The daring missions of America's World War II intelligence agency, the Office of Strategic Services (OSS), are the stuff of legend, yet the contributions made by the 4,000 women--including Julia Child and Marlene Dietrich--who served in the OSS are largely unheralded. To tell their fascinating stories, McIntosh, a veteran of sensitive OSS and CIA operations, draws on her own experiences and on interviews with more than 100 OSS women who served all over the world. Captured in rich detail are the riveting tales of clandestine spies, saboteurs, cryptographers, cartographers, analysts, and experts in propaganda, recruiting, and communications, along with the less visible but no less important drivers and secretaries. The book was first published in 1998 to great reviews.

Editorial Review

Sisterhood of Spies is a real-life James Bond story, double-X chromosome-style. Here, though, the heroines aren't sex kittens in black spandex, but rather upper-crust women risking their lives in the service of a country at war.

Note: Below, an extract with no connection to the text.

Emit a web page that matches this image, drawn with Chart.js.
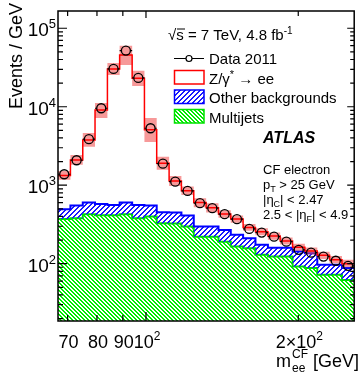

Elizabeth P. McIntosh was a reporter in Hawaii when the Office of Strategic Services (the C.I.A.'s precursor) recruited her to aid in its campaign of wartime disinformation. Fifty-five years later, she's taken it upon herself to tell the story of the women who served with her undercover--some of whom have also achieved aboveground celebrity, such as Marlene Dietrich and Julia Child. The narratives contained in Sisterhood of Spies couldn't be any more gripping if they were written as fiction: Nazi interrogation ordeals, daring escapes across mountain passes, expeditions behind enemy lines, even Mata Hari-style affairs. Ms. McIntosh's book is a fond ode to these women and a bravery that has remained unsung too long.